14 Der Senat weist zudem darauf hin, dass die mit Beschluss vom 18.06.2015 ausgesprochene Übernahme
dieses (Strafbefehls-)Verfahrens durch das Schöffengericht und die Verbindung zu dort bereits anhängigen
Verfahren unwirksam gewesen sein dürfte. Eine Verfahrensverbindung durch das Gericht ist nur nach
Eröffnung des Hauptverfahrens (§ 4 StPO; siehe auch BGH, NStZ 1991, 447; OLG Karlsruhe, MDR 1988,
517) oder mit einer - vorliegend jedoch nicht eingeholten - Zustimmung der bis zu diesem Zeitpunkt noch
dispositionsbefugten Staatsanwaltschaft (BGH, NStZ 1990, 548; Erb, in: Löwe/Rosenberg, StPO, 26. Auflage
2006, § 4 Rn. 3) möglich. Das Schöffengericht hätte das Verfahren 5 Cs 23 Js 10001/14 nach diesen
Grundsätzen nur nach dem Eingang eines Einspruchs gegen einen erlassenen Strafbefehl oder nach der
Anberaumung einer Hauptverhandlung durch den Strafrichter gemäß § 408 Abs. 3 Satz 2 StPO übernehmen
können; erst in diesen Fällen hätte das Strafbefehlsverfahren einen Status erreicht gehabt, der dem eines
Anklageverfahrens nach Erlass des Eröffnungsbeschlusses entspricht (vgl.
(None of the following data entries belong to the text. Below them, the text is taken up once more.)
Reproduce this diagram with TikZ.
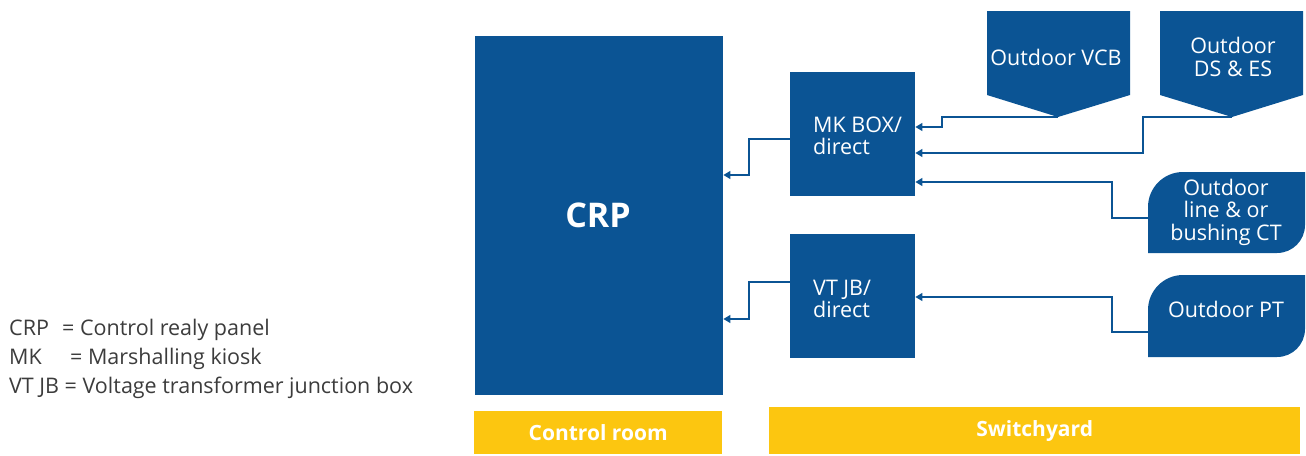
\documentclass[tikz,border=0pt]{standalone}
\usepackage{fontspec}
\setmainfont{Open Sans}
\usetikzlibrary{arrows.meta}
\definecolor{cblue}{RGB}{11,84,148}
\definecolor{cyellow}{RGB}{252,198,16}
\definecolor{cgray}{RGB}{60,60,60}
\begin{document}
\begin{tikzpicture}[x=1pt,y=-1pt,
  box/.style={fill=cblue,draw=none,inner sep=0pt,anchor=north west},
  wtext/.style={text=white,font=\fontsize{21.5}{22.5}\selectfont,align=center,inner sep=0pt},
  ltext/.style={text=white,font=\fontsize{21.5}{22.5}\selectfont,align=left,inner sep=0pt},
  bar/.style={fill=cyellow,draw=none,inner sep=0pt,anchor=north west},
  bartext/.style={text=white,font=\fontsize{21}{22}\selectfont\bfseries,inner sep=0pt},
  leg/.style={text=cgray,font=\fontsize{21.5}{22}\selectfont,inner sep=0pt,anchor=base west},
  conn/.style={draw=cblue,line width=1.2pt,-{Triangle[length=7pt,width=8pt]}}]
\useasboundingbox (0,0) rectangle (1306,455);
% main boxes
\node[box,minimum width=248pt,minimum height=359pt] (crp) at (475,36) {};
\node[text=white,font=\fontsize{34}{38}\selectfont\bfseries,inner sep=0pt] (crpt) at (598,215) {CRP};
\node[box,minimum width=125pt,minimum height=124pt] (mk) at (790,72) {};
\node[ltext,anchor=west] (mkt) at (813,136) {MK BOX/\\direct};
\node[box,minimum width=125pt,minimum height=124pt] (vt) at (790,234) {};
\node[ltext,anchor=west] (vtt) at (813,299) {VT JB/\\direct};
% pentagons
\fill[cblue] (987,11) -- (1130,11) -- (1130,95) -- (1058,117) -- (987,95) -- cycle;
\coordinate (vcbtip) at (1058,117);
\node[wtext] (vcb) at (1056,57) {Outdoor VCB};
\fill[cblue] (1160,11) -- (1303,11) -- (1303,95) -- (1232,117) -- (1160,95) -- cycle;
\coordinate (dstip) at (1232,117);
\node[wtext] (ds) at (1233,57) {Outdoor\\DS \& ES};
% rounded shapes
\fill[cblue] (1148,253) -- (1148,207) .. controls (1148,187.7) and (1163.7,172) .. (1183,172) -- (1305,172) -- (1305,225) .. controls (1305,240.5) and (1292.5,253) .. (1277,253) -- cycle;
\coordinate (ctin) at (1148,218);
\node[wtext] (ct) at (1226,212) {Outdoor\\line \& or\\bushing CT};
\fill[cblue] (1148,357) -- (1148,310) .. controls (1148,290.7) and (1163.7,275) .. (1183,275) -- (1305,275) -- (1305,329) .. controls (1305,344.5) and (1292.5,357) .. (1277,357) -- cycle;
\coordinate (ptin) at (1148,332);
\node[wtext] (pt) at (1226,309) {Outdoor PT};
% connectors
\draw[conn] (vcbtip) -- (942,117) -- (942,127) -- (mk.east |- 0,127);
\draw[conn] (dstip) -- (1143,117) -- (1143,153) -- (mk.east |- 0,153);
\draw[conn] (ctin) -- (1112,218) -- (1112,182) -- (mk.east |- 0,182);
\draw[conn] (ptin) -- (1112,332) -- (1112,297) -- (vt.east |- 0,297);
\draw[conn] (mk.west |- 0,139) -- (749,139) -- (749,175) -- (crp.east |- 0,175);
\draw[conn] (vt.west |- 0,282) -- (749,282) -- (749,319) -- (crp.east |- 0,319);
% bars
\node[bar,minimum width=248pt,minimum height=43pt] (cr) at (474,411) {};
\node[bartext] (crt) at (cr.center) {Control room};
\node[bar,minimum width=531pt,minimum height=47pt] (sy) at (769,407) {};
\node[bartext] (syt) at (sy.center) {Switchyard};
% legend
\node[leg] (l1) at (9,335) {CRP};
\node[leg] (l1b) at (62,335) {= Control realy panel};
\node[leg] (l2) at (9,364) {MK};
\node[leg] (l2b) at (70,364) {= Marshalling kiosk};
\node[leg] (l3) at (9,393) {VT JB = Voltage transformer junction box};
\end{tikzpicture}
\end{document}
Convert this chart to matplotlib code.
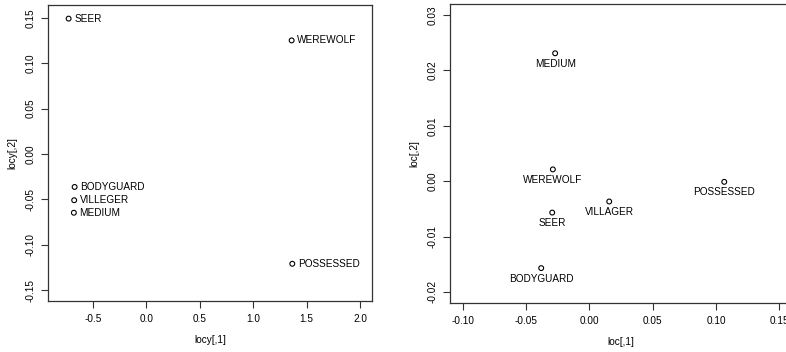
import matplotlib
matplotlib.use("Agg")
import matplotlib.pyplot as plt

plt.rcParams['font.family'] = ['Liberation Sans', 'DejaVu Sans']

# left panel: locy
left_names = ["SEER", "WEREWOLF", "BODYGUARD", "VILLEGER", "MEDIUM", "POSSESSED"]
left_x = [-0.727, 1.360, -0.671, -0.675, -0.678, 1.366]
left_y = [0.149, 0.125, -0.0364, -0.051, -0.0648, -0.121]

# right panel: loc
right_names = ["MEDIUM", "WEREWOLF", "SEER", "VILLAGER", "POSSESSED", "BODYGUARD"]
right_x = [-0.027, -0.0288, -0.0293, 0.0157, 0.1065, -0.038]
right_y = [0.0231, 0.00213, -0.00567, -0.00367, -0.00012, -0.0157]

left_xticks = [-0.5, 0.0, 0.5, 1.0, 1.5, 2.0]
left_yticks = [-0.15, -0.10, -0.05, 0.00, 0.05, 0.10, 0.15]
right_xticks = [-0.10, -0.05, 0.00, 0.05, 0.10, 0.15]
right_yticks = [-0.02, -0.01, 0.00, 0.01, 0.02, 0.03]

W, H = 786, 352
fig = plt.figure(figsize=(W / 100, H / 100), dpi=100)
ax1 = fig.add_axes([48 / W, 1 - 301 / H, (372 - 48) / W, (301 - 5) / H])
ax2 = fig.add_axes([450 / W, 1 - 303 / H, (792 - 450) / W, (303 - 4) / H])

fs = 7.2


def style(ax, xticks, yticks, xfmt, yfmt, xlabel, ylabel):
    ax.set_xticks(xticks)
    ax.set_xticklabels([xfmt % v for v in xticks], fontsize=fs)
    ax.set_yticks(yticks)
    ax.set_yticklabels([yfmt % v for v in yticks], fontsize=fs, rotation=90, va='center')
    ax.tick_params(direction='out', length=5, width=0.8, color='#333333', pad=4)
    for s in ax.spines.values():
        s.set_linewidth(0.9)
        s.set_color('#333333')
    ax.set_xlabel(xlabel, fontsize=fs, labelpad=8)
    ax.set_ylabel(ylabel, fontsize=fs, labelpad=6)


ax1.scatter(left_x, left_y, s=12, facecolors='none', edgecolors='black', linewidths=0.8)
for n, x, y in zip(left_names, left_x, left_y):
    ax1.annotate(n, (x, y), xytext=(4, 0), textcoords='offset points',
                 ha='left', va='center', fontsize=fs)
ax1.set_xlim(-0.92, 2.112)
ax1.set_ylim(-0.162, 0.164)
style(ax1, left_xticks, left_yticks, "%.1f", "%.2f", "locy[,1]", "locy[,2]")

ax2.scatter(right_x, right_y, s=12, facecolors='none', edgecolors='black', linewidths=0.8)
for n, x, y in zip(right_names, right_x, right_y):
    ax2.annotate(n, (x, y), xytext=(0, -4), textcoords='offset points',
                 ha='center', va='top', fontsize=fs)
ax2.set_xlim(-0.11, 0.16)
ax2.set_ylim(-0.022, 0.032)
style(ax2, right_xticks, right_yticks, "%.2f", "%.2f", "loc[,1]", "loc[,2]")

fig.savefig("out.png", dpi=100)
OLG Zweibrücken, MDR 1987,
164; Maur, in: KK-StPO, 7. Auflage 2013, § 408 Rn. 6, 25; Gössel, in: Löwe/Rosenberg, StPO, 26. Auflage
2009, § 408 Rn. 14, 37, 43). Insoweit dürfte das Verfahren, in dem - entsprechend dem bereits gestellten
Antrag der Staatsanwaltschaft - eine Sachbehandlung nach § 154 StPO naheliegend erscheint, daher noch
bei der Strafrichterabteilung 5 des Amtsgerichts Waldshut-Tiengen anhängig sein.